Il post-rock compie vent’anni. Tanto è passato dacché gli adamitici Slint tolsero la costola Spiderland dal proprio petto e la gettarono nel fuoco nascente degli anni ’90. Venti anni sono sufficienti a un movimento o a un genere per crearsi un passato al quale tornare a guardare, sono un lasso di tempo abbastanza ampio da trasformare una rivoluzione in classico, da cristallizzare regole prima in fermento. Gli scozzesi Mogwai hanno percorso tre di questi quattro lustri, a partire dal lontano 1996, lo stesso anno in cui, con l’uscita di Millions Now Living Will Never Die dei Tortoise, si è iniziato a parlare di post-rock così come lo conosciamo noi ora. I Mogwai erano a tutti gli effetti la via europea al post-rock, dove la componente emozionale era preponderante, in contrapposizione al pragmatismo math-rock degli americani.
Dribblando, a ogni capitolo della loro discografia, il rischio ripetizione con pochi ma sostanziali scarti, senza però intaccare la propria cifra stilistica, la band di Glasgow approda al settimo album di studio, Hardcore Will Never Die, But You Will (titolo di geniale perentorietà). Il quale è una summa dell’arte Mogwai per quanto sinora espresso, quasi i cinque volessero raccogliere la sfida lanciata dal proprio passato e dalla responsabilità di essere tra i padri ancora viventi del post-rock. Il risultato è un’opera molto varia, forse il prodotto più diversificato licenziato dai glaswegiani. Dentro Hardcore… ci sono quasi tutte le carte che hanno reso riconoscibilissimo il suono della band scozzese; quasi, perché a questo giro non vi è infatti traccia dell’approccio pent-up anger delle prime prove, quei wall of sound pronti a esplodere da un momento all’altro. Invece ci sono, e in grande spolvero, gli epici crescendo di cui i Mogwai sono maestri indiscussi, imbastiti per accumulo e ispessimento di suoni e distorsioni, ciascuno all’insegna di una tensione emotiva vibrante ed empatica malgrado l’assenza di parole. Si va dunque da “Rano Pano”, che scala chiostre di monti rumorosi sulla spinta di un giro melodico incalzante, alla solennità ieratica e malinconica di “Death Rays” e “Too Raging to Cheer”; “Mexican Grand Prix” e “How to Be a Werewolf” emergono da movenze circolari di krauta memoria, sorrette da tastiere motorik sospese da qualche parte tra Can e Neu!; e se “You’re Lionel Ritchie” sale lenta attorno a un riff che si appesantisce piano fino a sonorità quasi sludge, “Letters to the Metro” è una struggente ballata tutta pianoforte e sospiri. Tendenze cinematiche trovano sfogo in “San Pedro”, colonna sonora perfetta per il quadro del boss finale di un videogame action, mentre i Mogwai riflessivi di Rock Action tornano nell’iniziale “White Noise”, che non porta a compimento la minaccia Slint dell’arpeggio introduttivo preferendo rimanere sospesa in notturni anfratti. Ritorna a far capolino anche la voce, seppur distorta dal vocoder: nella già citata “Mexican Grand Prix” e nella rovente “George Square Thatcher Death Party” (voglio il numero del loro pusher).

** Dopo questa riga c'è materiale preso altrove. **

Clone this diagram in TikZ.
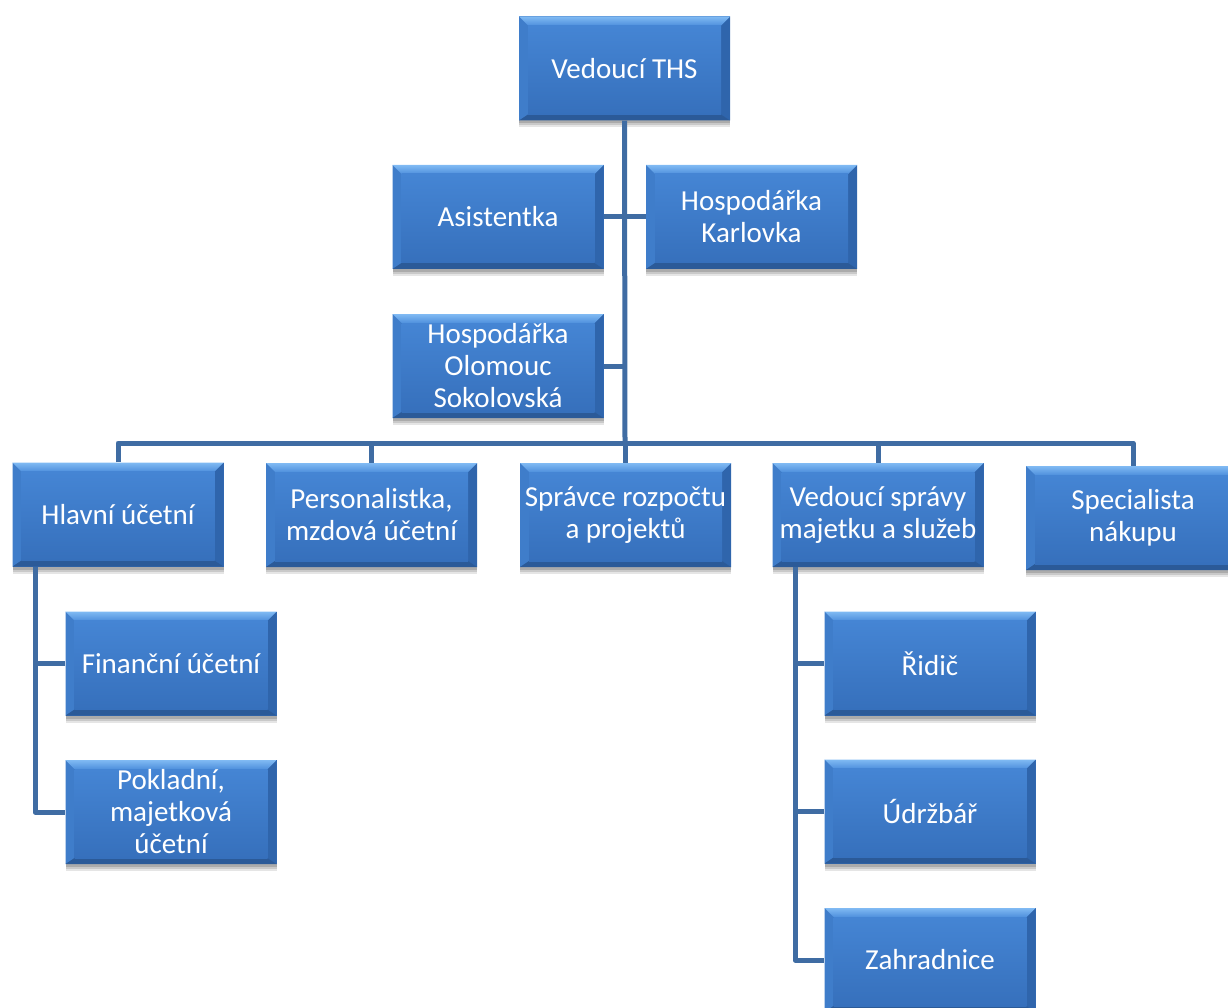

Che dire, niente di nuovo sotto al sole, ma nemmeno la spiacevole sensazione di vederli diventare epigoni di se stessi. Anzi, l’album regge alla prova di ripetuti ascolti, uscendone rafforzato nel valore. Non è un ritorno ai fasti del passato, ma siamo decisamente una spanna sopra a Mr Beast e The Hawk is Howling.